Une deuxième chose qui concerne la connaissance, est qu’il ne suffit pas de décrire un événement pour le comprendre, il faut le mettre dans son contexte.
Si vous considérez un événement inattendu, comme la révolte en Tunisie ou en Égypte, alors que tout semblait stabilisé on est surpris. On essaye de contextualiser, de comprendre avec la situation sociale, politique, historique etc... Tout doit être contextualisé.
Si par exemple la personne que vous aimez vous dit : « Tu viens chéri », c’est une invitation très tendre. Mais si c’est une prostituée dans la rue qui vous dit : « Tu viens, chéri », c’est plutôt une demande mercantile qui n’a pas le même sens.
Or malheureusement, on nous enseigne à isoler les objets de connaissance mais on ne nous enseigne jamais à contextualiser. Comment inscrire dans le contexte, je pense que c’est quelque chose de fondamental. Une connaissance pertinente n’est pas une connaissance qui isole, c’est une connaissance qui relie. Donc tout ceci doit se faire dès les petites classes.
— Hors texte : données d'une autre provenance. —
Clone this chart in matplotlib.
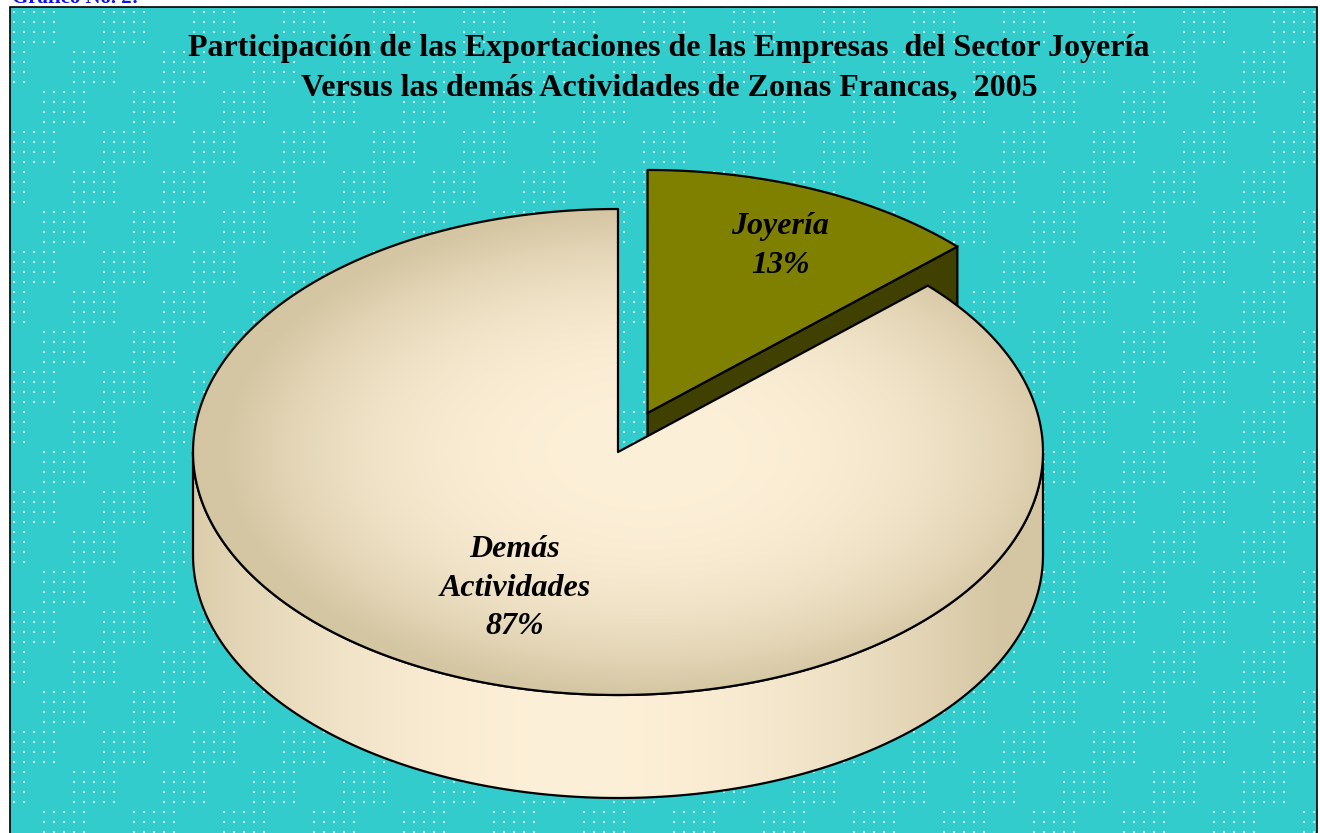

La question est aussi de connaître les limites de l’esprit humain, les limites de la raison humaine. Damasio et Jean-Didier Vincent qui ont étudié le cerveau  ont montré qu’une raison pure sans émotions, ça n’existe pas. Même le mathématicien a la passion des mathématiques, il y a toujours un centre émotionnel qui est mis en mouvement quand on met en mouvement une activité rationnelle.